Movies.com: As a DP, do you refer to other films or perhaps art to draw inspiration for the look of the film?
Eberl: Yeah, everything. I draw inspiration from a whole variety of different art forms and from life, from music; I’m a piano player as well. And I’m, of course, inspired by lots of other films. I got a great piece of advice from a DP a long time ago who said to try to not learn film from film, but to learn film form life and from existence, that way it’s not like all the work is just referring to something else in the past, but hopefully drawing something unique from a true vitality.
Movies.com: How about the choice to shoot on film and not digitally?

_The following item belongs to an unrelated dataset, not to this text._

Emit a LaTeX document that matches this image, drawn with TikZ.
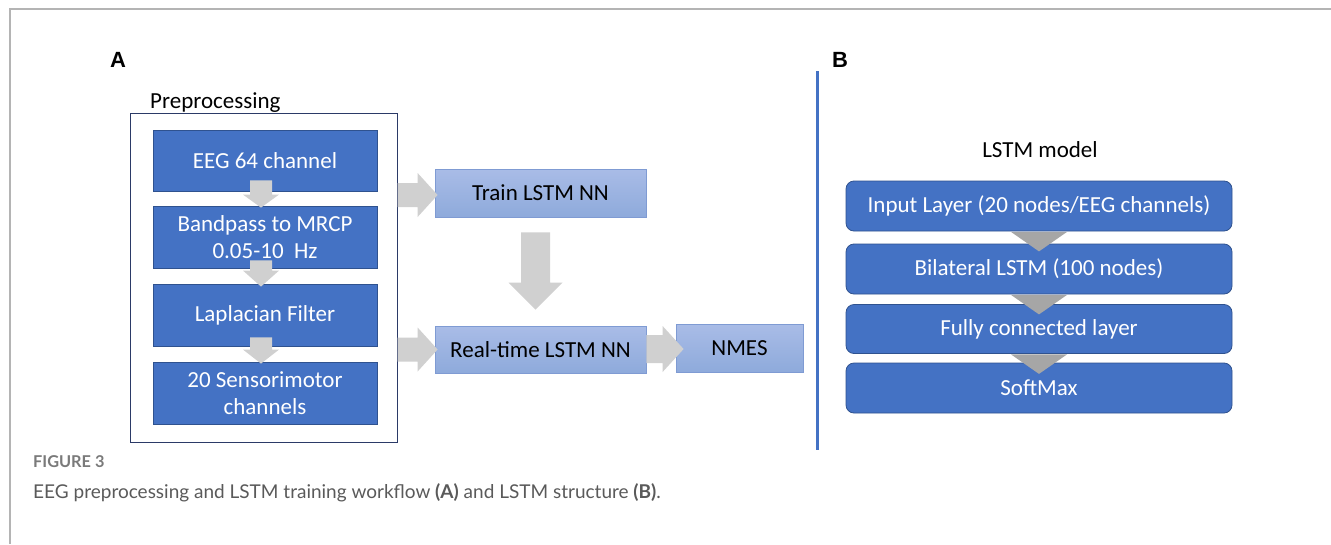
\documentclass[tikz,border=0pt]{standalone}
\usepackage{fontspec}
\setmainfont{Carlito}
\newfontfamily\capfont{Lato}
\newfontfamily\labfont{Liberation Sans}
\usetikzlibrary{calc}
\definecolor{boxblue}{HTML}{4472C4}
\definecolor{boxedge}{HTML}{2F528F}
\definecolor{lightA}{HTML}{A9BCE7}
\definecolor{lightB}{HTML}{8EAADB}
\definecolor{lightedge}{HTML}{7F9BD3}
\definecolor{agray}{HTML}{D0D0D0}
\definecolor{cgray}{HTML}{A6A6A6}
\definecolor{framegray}{HTML}{B4B4B4}
\definecolor{prebord}{HTML}{2B3A67}
\definecolor{capgray}{HTML}{5A5A5A}
\definecolor{figgray}{HTML}{7A7A7A}
% horizontal block arrow: #1 start (x), #2 tip, #3 half shaft, #4 half head, #5 head length
\newcommand\blkR[5]{\fill[garrow] let \p1=(#1), \p2=(#2) in (\x1,\y2+#3) -- (\x2-#5,\y2+#3) -- (\x2-#5,\y2+#4) -- (\x2,\y2) -- (\x2-#5,\y2-#4) -- (\x2-#5,\y2-#3) -- (\x1,\y2-#3) -- cycle;}
% vertical block arrow: #1 start (y), #2 tip
\newcommand\blkD[5]{\fill[garrow] let \p1=(#1), \p2=(#2) in (\x2-#3,\y1) -- (\x2-#3,\y2+#5) -- (\x2-#4,\y2+#5) -- (\x2,\y2) -- (\x2+#4,\y2+#5) -- (\x2+#3,\y2+#5) -- (\x2+#3,\y1) -- cycle;}
\begin{document}
\begin{tikzpicture}[x=1pt,y=-1pt,
  boxfont/.style={font=\fontsize{23}{27}\selectfont},
  darkbox/.style={boxfont, draw=boxedge, line width=0.8pt, fill=boxblue, text=white, align=center, inner sep=0pt},
  lightbox/.style={boxfont, draw=lightedge, line width=0.8pt, top color=lightA, bottom color=lightB, text=black, align=center, inner sep=0pt},
  roundbox/.style={darkbox, rounded corners=8pt, minimum width=386pt},
  leftbox/.style={darkbox, minimum width=224pt},
  garrow/.style={fill=agray},
  chev/.style={fill=cgray},
  title/.style={boxfont, text=black},
  panel/.style={font=\labfont\bfseries\fontsize{22}{22}\selectfont}]
\useasboundingbox (0,0) rectangle (1331,544);
\fill[white] (0,0) rectangle (1331,544);
% frame
\draw[framegray, line width=1.5pt] (10,544) -- (10,9) -- (1331,9);

% panel labels
\node[panel] (labA) at (118,60) {A};
\node[panel] (labB) at (840,60) {B};

% preprocessing group
\node[draw=prebord, line width=1pt, minimum width=267pt, minimum height=329pt, inner sep=0pt] (pre) at (263.5,277.5) {};
\node[title, anchor=base west, inner sep=0pt] (pretitle) at (150,108) {Preprocessing};
\node[leftbox, minimum height=61pt] (eeg) at (265,160.5) {EEG 64 channel};
\node[leftbox, minimum height=62pt] (band) at (265,237) {Bandpass to MRCP\\0.05-10\ \ Hz};
\node[leftbox, minimum height=62pt] (lap) at (265,315) {Laplacian Filter};
\node[leftbox, minimum height=62pt] (sens) at (265,393) {20 Sensorimotor\\channels};

\blkD{$(eeg.south)+(0,-11)$}{$(band.north)+(-4,2)$}{11pt}{18pt}{13pt}
\blkD{$(band.south)+(0,-8)$}{$(lap.north)+(-4,3)$}{11pt}{18pt}{16pt}
\blkD{$(lap.south)+(0,-9)$}{$(sens.north)+(-4,2)$}{11pt}{18pt}{14pt}

% training / real-time
\node[lightbox, minimum width=211pt, minimum height=48pt] (train) at (540.5,193) {Train LSTM NN};
\node[lightbox, minimum width=211pt, minimum height=47pt] (real) at (540.5,349.5) {Real-time LSTM NN};
\node[lightbox, minimum width=127pt, minimum height=48pt] (nmes) at (739.5,348) {NMES};

\blkR{pre.east}{$(train.west)+(3,2)$}{12pt}{22pt}{20pt}
\blkR{pre.east}{$(real.west)+(3,0)$}{12pt}{22pt}{20pt}
\blkR{real.east}{$(nmes.west)+(8,1)$}{14pt}{23pt}{21pt}
\blkD{$(train.south)+(0,15)$}{$(real.north)+(-5,-16)$}{14.5pt}{27pt}{27pt}

% divider
\coordinate (divtop) at (817,71);
\coordinate (divbot) at (817,450);
\draw[boxblue, line width=3pt] (divtop) -- (divbot);

% LSTM model
\node[title] (lstmtitle) at (1040,150) {LSTM model};
\node[roundbox, minimum height=50pt] (inp) at (1039,206) {Input Layer (20 nodes/EEG channels)};
\node[roundbox, minimum height=50pt] (bil) at (1039,269) {Bilateral LSTM (100 nodes)};
\node[roundbox, minimum height=49pt] (full) at (1039,329) {Fully connected layer};
\node[roundbox, minimum height=50pt] (soft) at (1039,388) {SoftMax};

\fill[chev] ($(inp.south)+(-28,0.5)$) -- ($(inp.south)+(28,0.5)$) -- ($(inp.south)+(0,20)$) -- cycle;
\fill[chev] ($(bil.south)+(-28,0.5)$) -- ($(bil.south)+(28,0.5)$) -- ($(bil.south)+(0,20)$) -- cycle;
\fill[chev] ($(full.south)+(-28,0.5)$) -- ($(full.south)+(28,0.5)$) -- ($(full.south)+(0,20)$) -- cycle;

% caption
\node[anchor=base west, font=\capfont\bfseries\fontsize{16.3}{16.3}\selectfont, text=figgray, inner sep=0pt] (fig) at (33,467) {FIGURE 3};
\node[anchor=base west, font=\capfont\fontsize{19}{19}\selectfont, text=capgray, inner sep=0pt] (cap) at (33,498) {EEG preprocessing and LSTM training workflow \textbf{(A)} and LSTM structure \textbf{(B)}.};
\end{tikzpicture}
\end{document}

Eberl: I prefer the look of film and it’s just so much more beautiful. And for this movie it actually made more sense for reasons of the story. We actually have some mixed formats in this movie, but most of it is on film. I love digital for some projects. Now is an amazing time for filmmaking because there’s so many different ways to paint, you know?
Movies.com: You mentioned mixed formats and visual effects. Would it be giving away too much to elaborate on the use of both in The Movie?
Eberl: Yeah, I’d prefer not to talk about that quite yet.
Movies.com: How about the cast? Can you tell me who everyone plays?
Eberl: [Olivia Thirlby] plays the assistant to the agent in the story. Lou [Taylor Pucci] and John [Robinson] play actors, Oliver Muirhead plays the agent and Steven Weber plays the father of this family.
Movies.com: So what’s the plan from here? What are you hoping for distribution-wise?
Eberl: We’re still working that out right now. Obviously we’ll try to get it out there to as wide of an audience as we possibly can.
Movies.com: How about festivals?
Eberl: Yeah, absolutely. We’ll be sending it to festivals when we’re done with this. Right now I’m just really focused on the movie.